__Exercise objective__. Search the listing below for "matplotlib". Copy each matching line.

__Data excerpt__.
::::::::::

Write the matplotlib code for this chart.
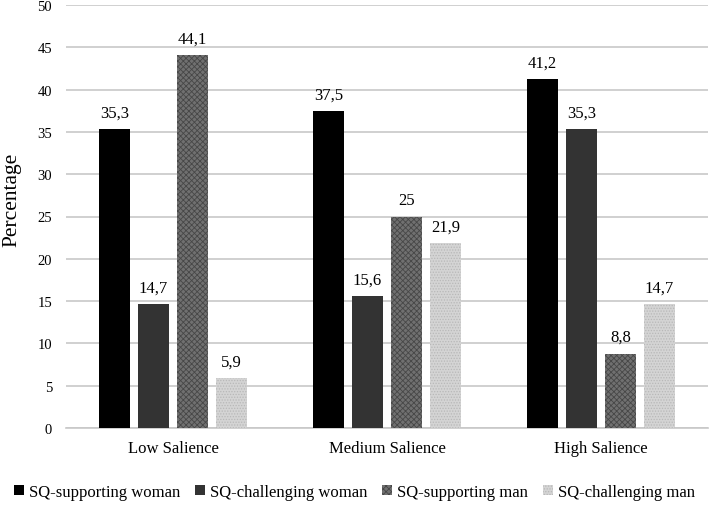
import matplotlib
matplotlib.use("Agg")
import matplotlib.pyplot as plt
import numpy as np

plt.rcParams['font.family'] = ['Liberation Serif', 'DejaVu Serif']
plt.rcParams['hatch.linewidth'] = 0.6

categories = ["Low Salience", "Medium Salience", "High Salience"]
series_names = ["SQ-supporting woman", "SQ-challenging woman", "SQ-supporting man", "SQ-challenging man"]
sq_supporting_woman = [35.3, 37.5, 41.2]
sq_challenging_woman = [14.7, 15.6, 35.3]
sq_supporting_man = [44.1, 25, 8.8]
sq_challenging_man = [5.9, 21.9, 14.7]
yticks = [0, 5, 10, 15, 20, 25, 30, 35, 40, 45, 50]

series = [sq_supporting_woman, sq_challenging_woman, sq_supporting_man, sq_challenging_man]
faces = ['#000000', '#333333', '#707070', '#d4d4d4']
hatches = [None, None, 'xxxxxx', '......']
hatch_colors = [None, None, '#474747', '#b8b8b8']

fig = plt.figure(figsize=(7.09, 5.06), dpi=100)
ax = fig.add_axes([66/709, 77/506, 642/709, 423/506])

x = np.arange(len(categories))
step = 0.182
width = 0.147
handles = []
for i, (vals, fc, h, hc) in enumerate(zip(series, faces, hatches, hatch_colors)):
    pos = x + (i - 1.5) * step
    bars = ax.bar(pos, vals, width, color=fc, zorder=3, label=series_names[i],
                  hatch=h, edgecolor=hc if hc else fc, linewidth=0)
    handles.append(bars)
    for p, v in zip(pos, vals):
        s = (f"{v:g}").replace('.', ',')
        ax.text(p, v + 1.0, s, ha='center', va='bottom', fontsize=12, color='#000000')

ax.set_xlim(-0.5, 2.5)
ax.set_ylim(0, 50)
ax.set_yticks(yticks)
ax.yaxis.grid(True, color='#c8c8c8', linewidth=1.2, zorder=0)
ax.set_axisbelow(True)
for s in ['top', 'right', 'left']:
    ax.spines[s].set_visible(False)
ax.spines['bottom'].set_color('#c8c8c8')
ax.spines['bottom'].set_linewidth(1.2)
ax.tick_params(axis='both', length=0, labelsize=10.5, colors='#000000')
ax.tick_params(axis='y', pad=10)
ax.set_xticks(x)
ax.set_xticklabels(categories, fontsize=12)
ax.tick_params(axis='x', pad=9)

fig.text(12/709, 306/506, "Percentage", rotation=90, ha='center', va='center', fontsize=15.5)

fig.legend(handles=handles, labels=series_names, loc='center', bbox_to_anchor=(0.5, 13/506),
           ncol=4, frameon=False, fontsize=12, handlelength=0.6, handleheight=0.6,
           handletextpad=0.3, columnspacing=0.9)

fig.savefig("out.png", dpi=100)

::::::::::

__Completed task__.
Write the matplotlib code for this chart.
import matplotlib
matplotlib.use("Agg")
import matplotlib.pyplot as plt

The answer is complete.